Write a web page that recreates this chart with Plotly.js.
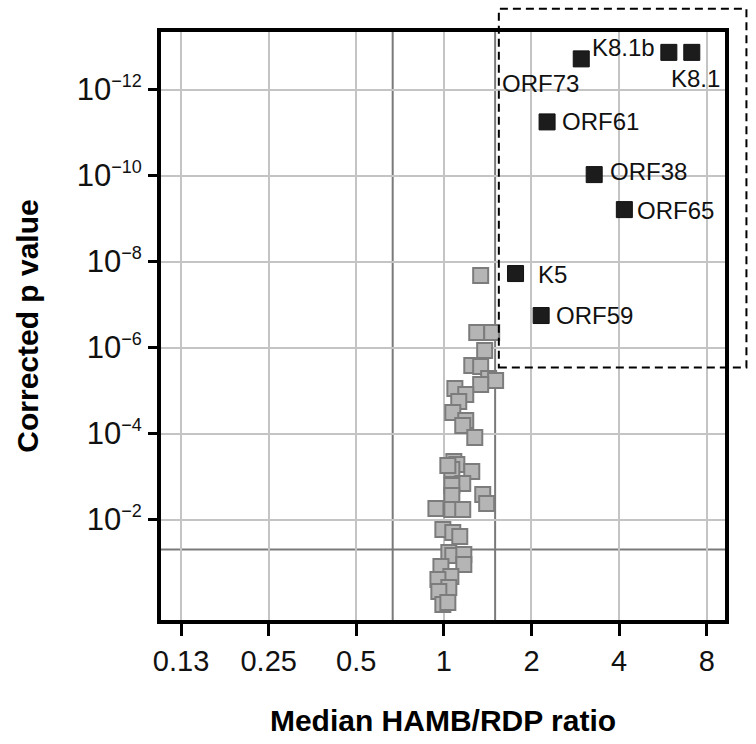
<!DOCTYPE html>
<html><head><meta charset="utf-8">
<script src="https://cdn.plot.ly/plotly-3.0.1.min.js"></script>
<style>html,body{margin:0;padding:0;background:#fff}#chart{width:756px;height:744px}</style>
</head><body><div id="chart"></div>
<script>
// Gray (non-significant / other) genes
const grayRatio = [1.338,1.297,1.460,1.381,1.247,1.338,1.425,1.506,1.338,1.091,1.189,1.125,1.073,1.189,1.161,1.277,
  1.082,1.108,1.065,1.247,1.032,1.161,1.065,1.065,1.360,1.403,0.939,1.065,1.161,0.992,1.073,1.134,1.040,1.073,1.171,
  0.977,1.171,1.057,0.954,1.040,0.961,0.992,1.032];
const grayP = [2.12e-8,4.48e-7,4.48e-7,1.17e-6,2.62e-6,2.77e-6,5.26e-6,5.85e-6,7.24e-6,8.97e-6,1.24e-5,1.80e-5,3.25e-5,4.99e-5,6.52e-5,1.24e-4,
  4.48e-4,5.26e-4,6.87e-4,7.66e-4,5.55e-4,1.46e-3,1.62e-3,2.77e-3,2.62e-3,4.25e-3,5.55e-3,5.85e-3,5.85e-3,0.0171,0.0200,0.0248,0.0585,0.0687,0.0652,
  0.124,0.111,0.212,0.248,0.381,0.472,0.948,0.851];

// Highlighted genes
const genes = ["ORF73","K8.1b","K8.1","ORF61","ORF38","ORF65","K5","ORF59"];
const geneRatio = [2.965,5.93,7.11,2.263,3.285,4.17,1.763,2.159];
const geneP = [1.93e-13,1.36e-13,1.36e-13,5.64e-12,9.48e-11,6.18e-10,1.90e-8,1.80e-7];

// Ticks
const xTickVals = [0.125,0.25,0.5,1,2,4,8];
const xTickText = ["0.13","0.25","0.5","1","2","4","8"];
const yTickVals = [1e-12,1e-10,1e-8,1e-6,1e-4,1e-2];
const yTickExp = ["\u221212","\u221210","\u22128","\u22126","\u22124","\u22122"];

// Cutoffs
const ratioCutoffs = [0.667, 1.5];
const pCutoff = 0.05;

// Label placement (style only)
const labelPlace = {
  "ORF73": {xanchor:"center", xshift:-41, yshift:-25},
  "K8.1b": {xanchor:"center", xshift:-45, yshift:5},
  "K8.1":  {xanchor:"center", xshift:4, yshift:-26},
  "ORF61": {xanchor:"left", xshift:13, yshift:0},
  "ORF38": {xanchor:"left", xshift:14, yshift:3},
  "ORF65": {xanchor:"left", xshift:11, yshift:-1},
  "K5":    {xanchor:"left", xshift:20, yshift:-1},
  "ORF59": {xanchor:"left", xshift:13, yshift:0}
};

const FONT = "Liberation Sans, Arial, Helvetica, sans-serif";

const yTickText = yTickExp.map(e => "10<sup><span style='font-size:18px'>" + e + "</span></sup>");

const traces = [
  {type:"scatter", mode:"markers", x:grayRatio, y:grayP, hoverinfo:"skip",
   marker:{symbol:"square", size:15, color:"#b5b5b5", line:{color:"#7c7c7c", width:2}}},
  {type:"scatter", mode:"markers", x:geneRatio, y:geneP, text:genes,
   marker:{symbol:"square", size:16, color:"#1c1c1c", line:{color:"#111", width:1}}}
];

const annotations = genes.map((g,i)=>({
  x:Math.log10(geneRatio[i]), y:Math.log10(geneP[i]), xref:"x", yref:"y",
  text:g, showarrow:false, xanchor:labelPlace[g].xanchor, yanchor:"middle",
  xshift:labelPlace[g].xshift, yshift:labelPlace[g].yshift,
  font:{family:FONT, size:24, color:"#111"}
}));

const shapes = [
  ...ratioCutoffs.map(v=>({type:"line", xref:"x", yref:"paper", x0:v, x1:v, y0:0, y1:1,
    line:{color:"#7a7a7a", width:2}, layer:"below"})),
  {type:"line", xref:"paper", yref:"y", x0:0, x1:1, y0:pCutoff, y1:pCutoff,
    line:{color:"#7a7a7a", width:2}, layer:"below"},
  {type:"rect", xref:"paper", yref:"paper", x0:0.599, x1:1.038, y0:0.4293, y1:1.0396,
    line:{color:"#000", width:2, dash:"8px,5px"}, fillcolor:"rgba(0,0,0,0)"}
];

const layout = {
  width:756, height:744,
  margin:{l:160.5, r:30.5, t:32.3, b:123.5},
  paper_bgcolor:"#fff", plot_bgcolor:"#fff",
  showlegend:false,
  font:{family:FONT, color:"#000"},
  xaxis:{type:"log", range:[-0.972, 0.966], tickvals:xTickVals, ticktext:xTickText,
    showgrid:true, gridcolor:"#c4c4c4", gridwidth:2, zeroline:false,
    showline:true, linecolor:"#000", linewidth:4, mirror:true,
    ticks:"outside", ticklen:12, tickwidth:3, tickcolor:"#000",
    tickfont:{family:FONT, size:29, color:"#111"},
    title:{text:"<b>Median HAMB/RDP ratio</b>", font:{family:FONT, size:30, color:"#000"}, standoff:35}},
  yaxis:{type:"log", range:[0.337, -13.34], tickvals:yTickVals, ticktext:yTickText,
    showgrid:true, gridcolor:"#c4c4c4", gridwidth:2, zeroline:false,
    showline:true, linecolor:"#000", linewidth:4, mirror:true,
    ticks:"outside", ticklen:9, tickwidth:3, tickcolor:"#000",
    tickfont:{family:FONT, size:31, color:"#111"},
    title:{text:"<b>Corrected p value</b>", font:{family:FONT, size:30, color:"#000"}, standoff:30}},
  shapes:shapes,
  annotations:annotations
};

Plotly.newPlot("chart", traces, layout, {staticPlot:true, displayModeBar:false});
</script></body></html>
• • •
Stated exercise> Write down every line from the opening of the listing to the line with "const pCutoff = 0.05;", both included, and nothing else; the pictures are omitted.

Response below>
Write a web page that recreates this chart with Plotly.js.
<!DOCTYPE html>
<html><head><meta charset="utf-8">
<script src="https://cdn.plot.ly/plotly-3.0.1.min.js"></script>
<style>html,body{margin:0;padding:0;background:#fff}#chart{width:756px;height:744px}</style>
</head><body><div id="chart"></div>
<script>
// Gray (non-significant / other) genes
const grayRatio = [1.338,1.297,1.460,1.381,1.247,1.338,1.425,1.506,1.338,1.091,1.189,1.125,1.073,1.189,1.161,1.277,
  1.082,1.108,1.065,1.247,1.032,1.161,1.065,1.065,1.360,1.403,0.939,1.065,1.161,0.992,1.073,1.134,1.040,1.073,1.171,
  0.977,1.171,1.057,0.954,1.040,0.961,0.992,1.032];
const grayP = [2.12e-8,4.48e-7,4.48e-7,1.17e-6,2.62e-6,2.77e-6,5.26e-6,5.85e-6,7.24e-6,8.97e-6,1.24e-5,1.80e-5,3.25e-5,4.99e-5,6.52e-5,1.24e-4,
  4.48e-4,5.26e-4,6.87e-4,7.66e-4,5.55e-4,1.46e-3,1.62e-3,2.77e-3,2.62e-3,4.25e-3,5.55e-3,5.85e-3,5.85e-3,0.0171,0.0200,0.0248,0.0585,0.0687,0.0652,
  0.124,0.111,0.212,0.248,0.381,0.472,0.948,0.851];

// Highlighted genes
const genes = ["ORF73","K8.1b","K8.1","ORF61","ORF38","ORF65","K5","ORF59"];
const geneRatio = [2.965,5.93,7.11,2.263,3.285,4.17,1.763,2.159];
const geneP = [1.93e-13,1.36e-13,1.36e-13,5.64e-12,9.48e-11,6.18e-10,1.90e-8,1.80e-7];

// Ticks
const xTickVals = [0.125,0.25,0.5,1,2,4,8];
const xTickText = ["0.13","0.25","0.5","1","2","4","8"];
const yTickVals = [1e-12,1e-10,1e-8,1e-6,1e-4,1e-2];
const yTickExp = ["\u221212","\u221210","\u22128","\u22126","\u22124","\u22122"];

// Cutoffs
const ratioCutoffs = [0.667, 1.5];
const pCutoff = 0.05;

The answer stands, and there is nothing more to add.